To get greater insight into the state of device security for today’s medical device companies we commissioned a global survey of 150 senior decision makers from the United States, Germany, The Netherlands, Belgium, The UK, Switzerland, Japan, Mexico, France, South Korea and Canada. The survey was completed by Global Surveyz, an independent survey company. All respondents oversee product security or cybersecurity compliance in companies who are part of the medical device industry. The respondents were recruited through a global B2B research panel, invited via email to complete the survey, with all responses collected during February 2022. The average amount of time spent on the survey was 6 minutes and 30 seconds. The answers to the majority of the non-numerical questions were randomized, in order to prevent order bias in the answers.

 

Key Findings

1. Companies are struggling with fragmented tools and technologies – especially the bigger players

The top device security challenge in 2022 is managing a growing set of tools and technologies. The larger the company, the greater this challenge becomes, with a jump of 42% when we segment respondents by those that have a headcount of above and below 5k employees. While small companies show agility, larger companies experience more of a struggle. This may in part be explained by the lack of high-level ownership, with 75% of respondents noting that they have no dedicated senior management who takes responsibility for device cybersecurity.

 

2. Continuously managing product security is a huge challenge

Across the board one clear challenge rises to the top, the struggle to continuously manage and integrate product security throughout the product lifecycle – from design through post-production. Respondents highlight continuous management as the second greatest challenge for today’s security teams, at 43%. 37% are making it a priority to “shift left” and integrate security earlier in the design/development stages, while 31% are looking to create a device-specific incident response team.

 

3. Over half of today’s medical device companies are non-compliant

When respondents were asked about their compliance posture, on average just 46% say they consider themselves to be compliant.
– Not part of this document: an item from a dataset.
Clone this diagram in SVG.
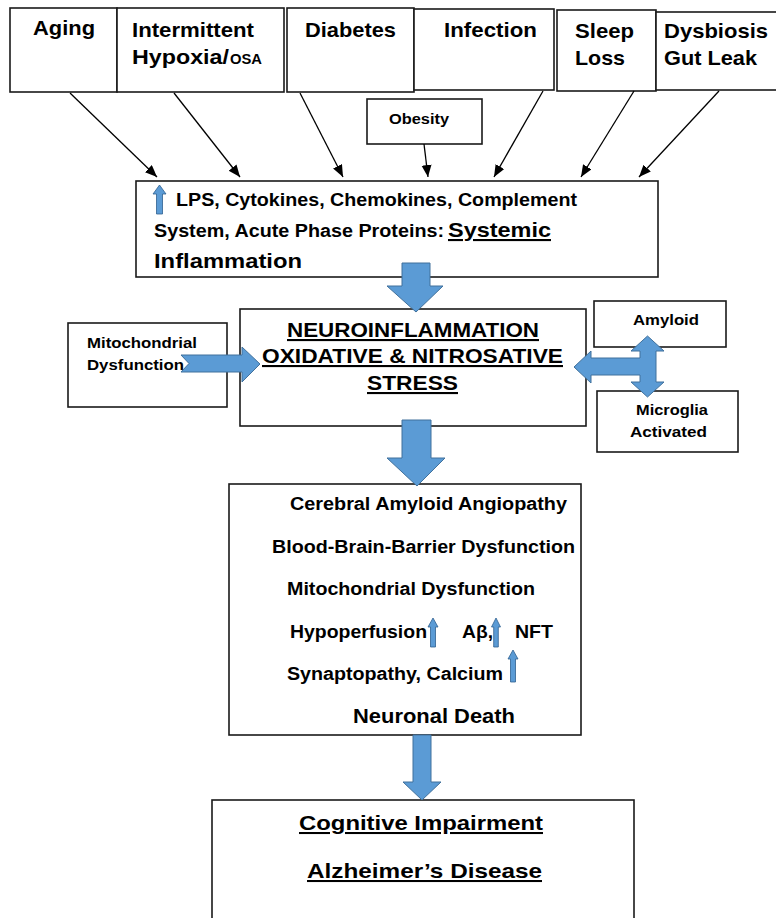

The top level of compliance is with FDA premarket regulations (54%). Currently, 78% say they do only what’s absolutely necessary to remain compliant. However, progress is clearly on the roadmap for many companies, as improving the success rate of compliance submissions is marked as the third-highest priority for today’s organizations.

 

4. 83% of medical device companies see device security as a competitive edge

Most respondents understand the critical nature of device security, with 79% highlighting it as important to minimize business risk, 73% believing it protects brand reputation, and 71% understanding the impact on securing Intellectual Property. However, while 83% recognize device security as a competitive advantage, an overwhelming 80% see device security as a “necessary evil” imposed by regulators, and 79% believe quick time to market is more important than security overall.

 

5. Budgets are increasing as companies become proactive about device security

99% of companies have increased their device security budget this year. The top priorities for this budget are establishing an overarching device security governance practice (37%), shifting left on security (37%), and improving the success of compliance submissions. These results show that medical device companies intend to be more proactive about security, which is important considering that currently 39% say they are only reactive about device security, and not proactive.

 

6. Organizations feel ready for a cyber-attack – but the facts say otherwise

Almost all respondents believe they are at least partially ready for a cyber-attack, and 75% believe they are better prepared than the competition. Despite this self-confidence, the truth is that 65% of companies test their device firmware at most once a month, and more than a third (34%) say that incident response is an exposed area for them in device security. And if your incident response isn’t up to scratch – you’re not prepared.